In late 2021 Copers Cope Area Residents’ Association partnered with Bromley Living Streets to distribute a survey to better understand how Beckenham residents travel, what is currently working well, and the challenges faced for safe and sustainable travel. Flyers promoting the online survey were distributed to residents across Beckenham, and also shared via Twitter, Facebook and Nextdoor. The majority of responses were received via the flyers, for residents across three local wards: Beckenham Town and Copers Cope, Clock House, and Kelsey and Eden Park.
The survey results gave a detailed picture of the how people travel in and around Beckenham. By providing a more in-depth picture of the diverse travel needs of Beckenham residents, we aim to improve the quality of debate and deliberation over local transport issues.
The survey results will be shared across multiple blog posts due to the amount of data collected. This first blog posts presents the results on how residents travel, what currently works well, and what challenges residents face with respect to local travel, streets and public spaces.
About the survey
What did we ask?
1. How do local residents travel for work, shopping and recreation?
2. What currently works well for residents, with respect to local travel, streets and public spaces?
3. What are the main challenges faced by residents, with respect to local travel, streets and public spaces?
4. What barriers to residents face to walking or cycling more?
5. Do residents use the Albemarle Road cycle lane?
6. How do residents travel to Beckenham High Street, and what do they use it for?
7. How has the COVID-19 pandemic impacted on residents’ work and travel patterns?
Who responded to the survey?
1,012 residents responded to the survey. As shown in the graph below, over-65s were strongly represented, with very few responses from residents aged under 25.
61% of respondents were in paid work and 25% of respondents worked on a fully- or partially-remote basis. 21% of responses came from families with school-age children, and 9% of respondents had health issues or disabilities which limited their mobility.
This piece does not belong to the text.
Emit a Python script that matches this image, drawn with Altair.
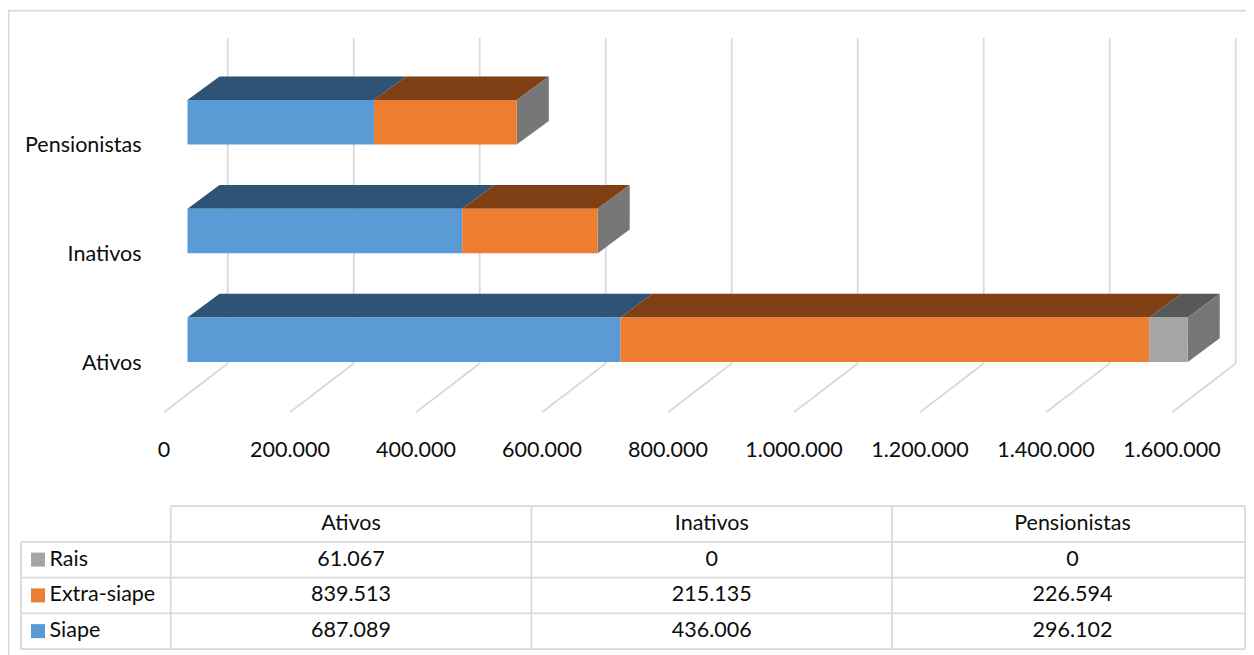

The map below shows the postcodes for which survey responses were submitted. These responses broadly spanned four wards: Penge & Cator, Clock House, Beckenham Town & Copers Cope, and Kelsey & Eden Park.
How do residents travel to work, for shopping, and to visit friends and family?
There were big differences in travel habits: to commute to work, the most common ways to travel are by train or tram, working remotely, or walking. In contrast, shopping trips are mostly by walking, private car, ordering online and then by bus or tram. Trips to visit friends or family were the most likely to be taken by private car, followed by train, walking, or bus.
Retired residents are more likely to do the shopping on foot, by bus, or by private car, and less likely to go shopping by bicycle or using deliveries. Families with school-age children are more likely to use delivery services, or travel by bicycle. They are less likely to walk, drive, or travel by bus.
What currently works well for residents?
The results showed that a lot of residents were happy with the number and quality of parks and green spaces in and around Beckenham. The redevelopment of the High Street several years ago, and the temporary measures introduced during the COVID-19 pandemic were also appreciated. These included wider pavements, outdoor seating for restaurants and cafes, street trees and planters to close off on-street parking on the High Street. Parks and green spaces, as well as bus and rail services, were more important to retired residents. Families valued wider pavements and the quality of street cleaning and maintenance.
What are the main challenges faced by residents?
Overall, the main concerns were speeding, the amount of road traffic and the lack of community toilets. Retired residents are more likely to be concerned about the lack of community toilets, poorly maintained footpaths and roads, and the lack of public seating. Contrastingly, families with school-age children were more likely to be concerned about speeding, the amount of road traffic, air pollution and the lack of separated cycle lanes.
The next blog post will focus on the impacts of the reduced rail services to Beckenham since the COVID-19 pandemic.